In our section on specific recommendations, we have highlighted the following recommendations:

  • Establish dual power grid networks to ensure uninterrupted supply of electricity: Given that disruption in power supply can have significant consequences for DC operations, states should establish dual power grid networks to supply power from two different substations to DCs. While doing so, determination of fixed cost should be determined based on maximum demand of the consumer without considering the second power connection provided, as only one source will be used at a time.
  • Create a common framework for RE banking regulation: Banking is an essential complement to the open access (OA) purchase of RE. Banking allows generators to deposit surplus RE into the grid and withdraw it later, as needed. However, recently, more states have either withdrawn their banking facility completely or imposed various conditions that limit the duration and quantum of banking. As such, we recommend that Meity should initiate discussions with some key state regulators (where DCs have significant presence) to address the concerns related to banking regulation.
  • Allow DCs to avail power at industrial tariff rates:  While different states can determine the tariff rates for their own jurisdictions, there is merit in ensuring consistency across states on tariff determination. This would also be in line with the objective of promoting transparency, consistency and predictability in regulatory approaches across jurisdictions, as highlighted in the National Tariff Policy.

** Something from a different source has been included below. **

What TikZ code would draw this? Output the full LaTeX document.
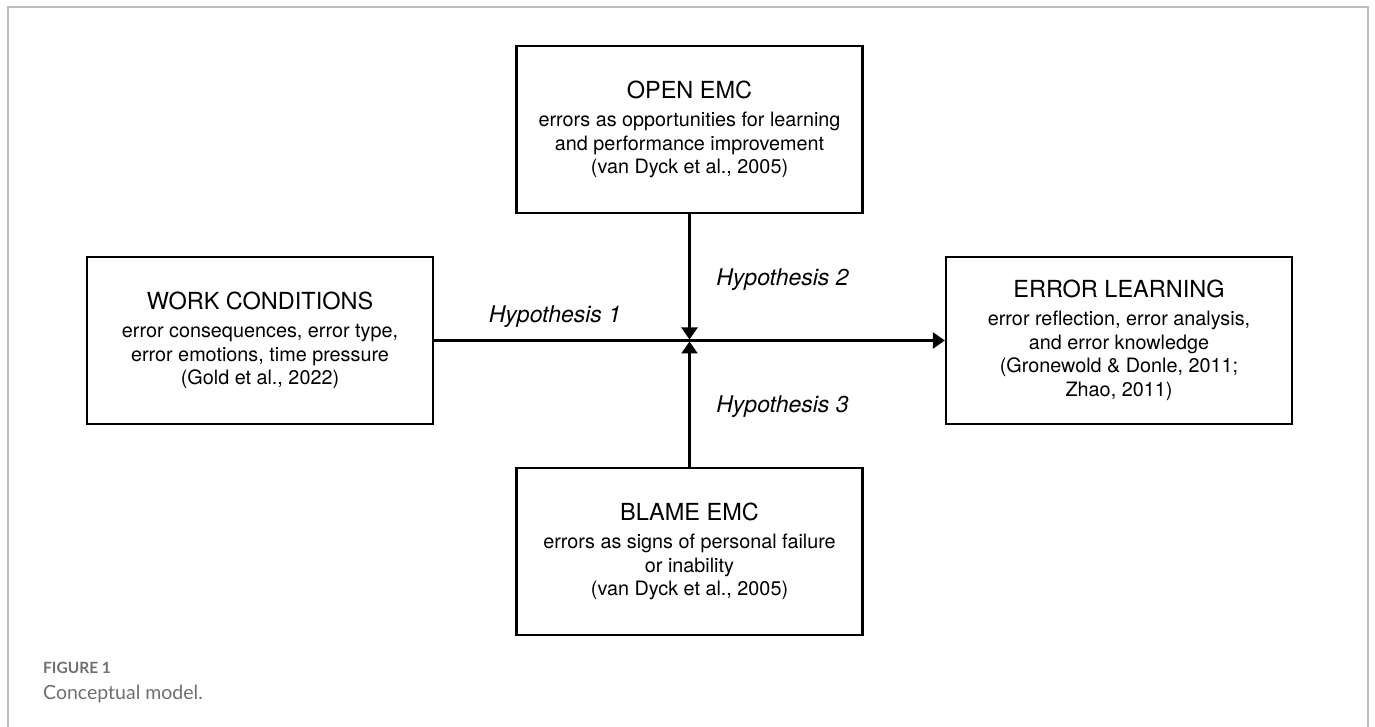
\documentclass[tikz,border=0pt]{standalone}
\usepackage{fontspec}
\setmainfont{TeX Gyre Heros}
\newfontfamily\capfont{Lato}
\usetikzlibrary{arrows.meta}
\usetikzlibrary{positioning}

\definecolor{framegray}{HTML}{BDBDBD}
\definecolor{capgray}{HTML}{707070}

\tikzset{
  emcbox/.style={draw, line width=2.3pt, minimum width=346pt, minimum height=167pt,
    align=center, font=\fontsize{19.8}{23.5}\selectfont},
  hyplabel/.style={font=\fontsize{23}{27}\selectfont\itshape},
  link/.style={line width=2.2pt, -{Triangle[length=12pt,width=16pt]}}
}
\newcommand{\boxtitle}[1]{{\fontsize{23.5}{28}\selectfont #1}}

\begin{document}
\begin{tikzpicture}[x=1pt,y=1pt]
  \useasboundingbox (0,0) rectangle (1375,727);
  % frame
  \draw[framegray, line width=1.3pt] (8,0) -- (8,720) -- (1368,720) -- (1368,0);

  % boxes
  \node[emcbox] (work) at (260,386.5) {\boxtitle{WORK CONDITIONS}\\[4.5pt]
    error consequences, error type,\\ error emotions, time pressure\\ (Gold et al., 2022)};
  \node[emcbox] (open) at (689.5,597.5) {\boxtitle{OPEN EMC}\\[4.5pt]
    errors as opportunities for learning\\ and performance improvement\\ (van Dyck et al., 2005)};
  \node[emcbox] (blame) at (689.5,175.5) {\boxtitle{BLAME EMC}\\[4.5pt]
    errors as signs of personal failure\\ or inability\\ (van Dyck et al., 2005)};
  \node[emcbox] (learn) at (1119,386.5) {\boxtitle{ERROR LEARNING}\\[4.5pt]
    error reflection, error analysis,\\ and error knowledge\\ (Gronewold \& Donle, 2011;\\ Zhao, 2011)};

  % arrows
  \coordinate (mid) at (open.south |- work.east);
  \draw[link] (work.east) -- (learn.west);
  \draw[link, shorten >=1pt] (open.south) -- (mid);
  \draw[link, shorten >=1pt] (blame.north) -- (mid);

  % labels
  \node[hyplabel] (hyp1) at (555,410) {Hypothesis 1};
  \node[hyplabel] (hyp2) at (782.5,447) {Hypothesis 2};
  \node[hyplabel] (hyp3) at (782.5,320) {Hypothesis 3};

  % caption
  \node[anchor=west, inner sep=0, text=capgray, font=\capfont\bfseries\fontsize{15.5}{18}\selectfont] (fig) at (43,59) {FIGURE 1};
  \node[anchor=west, inner sep=0, text=capgray, font=\capfont\fontsize{19.5}{22}\selectfont] (cap) at (43,33) {Conceptual model.};
\end{tikzpicture}
\end{document}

However, as per industry inputs, at present the classification of DCs in tariff orders of different states is not consistent. For example, in Tamil Nadu, Telangana, and Maharashtra, DCs can purchase power at industrial tariff rates, whereas in Uttar Pradesh, DCs are charged as per non-industrial tariff rates, which substantially increases the cost of operations for DCs. As such, it is essential to have consistent categorisation of DCs in tariff orders across states to ensure that DCs are supplied power at industrial tariff rates.

  • Draft DC policy should promote the use of natural gas for powering DCs: Given that DCs need huge amounts of power, the Draft DC Policy rightly focuses on promoting environmentally friendly and sustainable methods of energy generation and usage.

However, it is important to consider that generation of solar or wind energy for powering DCs is often coupled with other issues such as the requirement of considerable amount of land, transmission losses, and wheeling charges, which increase the cost of operation for DCs. Given this context, promotion and use of natural gas as a viable option for powering DCs can be considered.

  • Establish pre-provisioned DC parks with necessary infrastructure to host multiple DCs: DCs have unique infrastructural requirements, particularly on account of power (both quantity and quality), land and data connectivity. These requirements make it challenging to build a DC in a mixed-use zone or even in an industrial area. For instance, the power distribution network in these existing zones/areas is generally not designed to meet the huge power demands of DCs. Similarly, as per industry inputs, DCs require at least three different fiber paths with high network capacity to hedge the risk arising out of a fiber cut.

Considering that these factors require government intervention, it can be efficiently channelised by setting up dedicated DC parks at par with global standards. Such DC parks can be demarcated enclaves, which are pre-provisioned with the necessary infrastructure to host multiple hyper scale DCs. Note that this is also in line with TRAI’s 2022 Recommendations and the Draft DC Policy.